OPINIóN
Actualizado 06/01/2016
Manuel Alcántara

Las casi cuatro décadas de democracia representativa en las que vive España han configurado un escenario político donde el poder ha tenido un grado de concentración muy significativo. El desarrollo de las Comunidades Autónomas supuso la puesta en marcha de poderes descentralizados, con mayor o menor capacidad, llegando a constituir en algunos casos un verdadero freno al poder central que tuvo que pactar diferentes políticas en numerosas ocasiones. Fuera de esa peculiaridad, el poder político español se acostumbró a un estilo de alta personalización en torno a la figura todopoderosa del presidente del Gobierno, líder a la vez indiscutible del partido ganador de las elecciones. El escenario aparentemente no presentaba fisuras, las decisiones se debatían a puerta cerrada y apenas si trascendían al exterior las posibles disonancias que pudieran darse en el seno del gobierno en cuestiones puntuales.

 

Las elecciones del 20D han producido un panorama nuevo en el que se abre una posibilidad cierta para que el poder sea dividido. Los electores han gestado un Congreso en el que, por primera vez desde 1977, una mayoría ligeramente estable requerirá de la concurrencia de al menos dos partidos para gobernar en minoría y de tres partidos para alcanzar la mayoría absoluta. Ello requiere fragmentar el poder sentando en el Consejo de Ministros a representantes de distintas formaciones, realizar nombramientos en diferentes organismos usando criterios de reparto y, finalmente, consensuar aspectos convergentes de los distintos programas electorales que sean aceptables para las partes, así como determinar la prelación en su puesta en marcha.

 

Una de las consecuencias más negativas de las campañas electorales es su centralización en torno a candidatos. Se elige entre un rosario de hombres y mujeres cuyas virtudes son enfatizadas como atajos cognitivos de una realidad forzosamente más compleja, pero al final los electores solo piensan en la cara amable, en la imagen con la que empatizan, quizá en unos eslóganes pegadizos.

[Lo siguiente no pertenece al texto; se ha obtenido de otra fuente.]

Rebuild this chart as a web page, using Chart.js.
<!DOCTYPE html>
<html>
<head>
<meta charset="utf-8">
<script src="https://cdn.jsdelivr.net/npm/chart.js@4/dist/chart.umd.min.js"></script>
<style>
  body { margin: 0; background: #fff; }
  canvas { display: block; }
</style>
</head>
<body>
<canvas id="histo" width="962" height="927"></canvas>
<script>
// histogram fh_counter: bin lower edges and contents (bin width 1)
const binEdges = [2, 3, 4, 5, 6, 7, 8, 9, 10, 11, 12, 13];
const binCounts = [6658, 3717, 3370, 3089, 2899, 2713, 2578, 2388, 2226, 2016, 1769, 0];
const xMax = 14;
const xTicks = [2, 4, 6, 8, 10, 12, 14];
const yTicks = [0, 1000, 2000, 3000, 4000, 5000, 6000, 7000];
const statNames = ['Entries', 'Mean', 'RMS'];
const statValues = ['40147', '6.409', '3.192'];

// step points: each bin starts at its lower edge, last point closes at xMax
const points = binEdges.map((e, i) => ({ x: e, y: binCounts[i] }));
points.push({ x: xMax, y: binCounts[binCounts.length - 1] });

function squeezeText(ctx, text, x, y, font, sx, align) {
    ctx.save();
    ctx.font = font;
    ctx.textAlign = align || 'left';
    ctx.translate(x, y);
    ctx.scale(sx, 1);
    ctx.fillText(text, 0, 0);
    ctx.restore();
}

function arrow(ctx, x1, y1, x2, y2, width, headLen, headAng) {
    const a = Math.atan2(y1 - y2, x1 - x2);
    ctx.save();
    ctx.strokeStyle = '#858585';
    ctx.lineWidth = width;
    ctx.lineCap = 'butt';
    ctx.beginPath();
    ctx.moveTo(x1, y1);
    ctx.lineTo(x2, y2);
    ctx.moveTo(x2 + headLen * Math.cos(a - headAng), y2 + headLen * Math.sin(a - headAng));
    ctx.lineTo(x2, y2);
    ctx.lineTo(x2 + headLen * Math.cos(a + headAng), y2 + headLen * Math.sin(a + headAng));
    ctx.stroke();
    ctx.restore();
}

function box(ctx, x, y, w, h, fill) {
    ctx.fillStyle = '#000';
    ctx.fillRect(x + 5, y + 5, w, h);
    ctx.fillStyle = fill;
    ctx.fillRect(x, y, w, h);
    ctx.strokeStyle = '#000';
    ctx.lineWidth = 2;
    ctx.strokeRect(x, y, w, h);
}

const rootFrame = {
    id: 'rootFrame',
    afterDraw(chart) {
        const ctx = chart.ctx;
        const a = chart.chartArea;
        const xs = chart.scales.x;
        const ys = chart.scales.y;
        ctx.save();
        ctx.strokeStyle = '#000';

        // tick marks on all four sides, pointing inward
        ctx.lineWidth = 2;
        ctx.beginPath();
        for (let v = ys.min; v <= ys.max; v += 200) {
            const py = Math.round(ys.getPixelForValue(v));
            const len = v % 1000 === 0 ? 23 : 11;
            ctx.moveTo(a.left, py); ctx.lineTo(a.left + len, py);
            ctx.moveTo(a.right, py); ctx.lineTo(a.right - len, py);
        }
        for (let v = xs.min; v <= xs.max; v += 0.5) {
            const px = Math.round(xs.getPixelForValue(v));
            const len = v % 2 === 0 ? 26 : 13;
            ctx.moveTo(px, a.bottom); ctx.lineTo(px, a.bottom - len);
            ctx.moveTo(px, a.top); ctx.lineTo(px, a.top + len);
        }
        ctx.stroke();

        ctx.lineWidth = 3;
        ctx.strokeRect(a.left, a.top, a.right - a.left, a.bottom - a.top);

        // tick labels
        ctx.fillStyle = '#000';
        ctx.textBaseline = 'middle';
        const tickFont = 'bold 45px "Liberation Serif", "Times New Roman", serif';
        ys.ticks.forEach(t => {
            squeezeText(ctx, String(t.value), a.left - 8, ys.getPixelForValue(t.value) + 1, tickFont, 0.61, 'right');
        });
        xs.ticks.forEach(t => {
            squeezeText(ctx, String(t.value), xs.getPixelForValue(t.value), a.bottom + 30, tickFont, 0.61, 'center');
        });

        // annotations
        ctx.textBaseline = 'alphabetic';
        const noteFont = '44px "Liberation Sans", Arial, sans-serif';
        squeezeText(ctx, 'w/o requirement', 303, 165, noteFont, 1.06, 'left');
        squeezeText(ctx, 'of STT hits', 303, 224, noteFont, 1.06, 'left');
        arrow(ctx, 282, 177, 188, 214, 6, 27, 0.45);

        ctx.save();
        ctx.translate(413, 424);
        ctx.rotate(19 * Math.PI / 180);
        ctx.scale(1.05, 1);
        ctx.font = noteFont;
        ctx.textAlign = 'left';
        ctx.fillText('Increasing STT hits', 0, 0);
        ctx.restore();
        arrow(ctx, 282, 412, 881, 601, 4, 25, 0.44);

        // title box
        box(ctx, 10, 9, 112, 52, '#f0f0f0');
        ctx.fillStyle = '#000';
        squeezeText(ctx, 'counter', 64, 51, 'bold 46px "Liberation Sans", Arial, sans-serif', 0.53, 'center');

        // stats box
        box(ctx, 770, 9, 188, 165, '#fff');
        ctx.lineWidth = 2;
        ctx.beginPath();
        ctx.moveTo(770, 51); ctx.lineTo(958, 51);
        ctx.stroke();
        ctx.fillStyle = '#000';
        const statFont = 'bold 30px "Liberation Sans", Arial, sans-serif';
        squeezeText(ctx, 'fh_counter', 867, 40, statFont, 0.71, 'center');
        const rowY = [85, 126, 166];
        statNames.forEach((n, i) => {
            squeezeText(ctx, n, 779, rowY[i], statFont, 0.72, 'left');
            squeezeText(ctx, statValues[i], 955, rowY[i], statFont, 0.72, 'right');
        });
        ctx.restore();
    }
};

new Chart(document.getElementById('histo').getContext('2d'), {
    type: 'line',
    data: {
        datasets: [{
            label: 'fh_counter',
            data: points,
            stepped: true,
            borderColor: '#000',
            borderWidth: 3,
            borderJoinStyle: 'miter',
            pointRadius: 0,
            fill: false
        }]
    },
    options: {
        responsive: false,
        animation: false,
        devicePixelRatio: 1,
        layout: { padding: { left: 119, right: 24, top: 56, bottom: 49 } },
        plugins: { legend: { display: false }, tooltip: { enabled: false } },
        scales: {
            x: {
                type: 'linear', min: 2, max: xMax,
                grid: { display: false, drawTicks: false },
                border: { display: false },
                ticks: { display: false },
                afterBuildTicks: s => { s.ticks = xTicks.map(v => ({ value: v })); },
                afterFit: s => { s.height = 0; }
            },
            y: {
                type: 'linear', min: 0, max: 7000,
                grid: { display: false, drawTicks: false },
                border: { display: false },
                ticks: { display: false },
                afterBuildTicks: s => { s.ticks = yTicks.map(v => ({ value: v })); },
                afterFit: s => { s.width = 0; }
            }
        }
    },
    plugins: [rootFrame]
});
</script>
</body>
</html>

Dividir físicamente a los candidatos tras el resultado electoral en virtud de sus votos es tarea imposible, pero no lo es dividir sus líneas programáticas. Descomponer ideas, vincular unas con otras, generar prioridades, es algo relativamente más fácil. Si el escenario presente sirviera para que la gente tomara conciencia de que en el futuro sus preferencias debieran basarse más en sopesar las ofertas programáticas de las candidaturas, que en quienes las encabezan, dividir el poder no solo sería más sencillo sino más racional.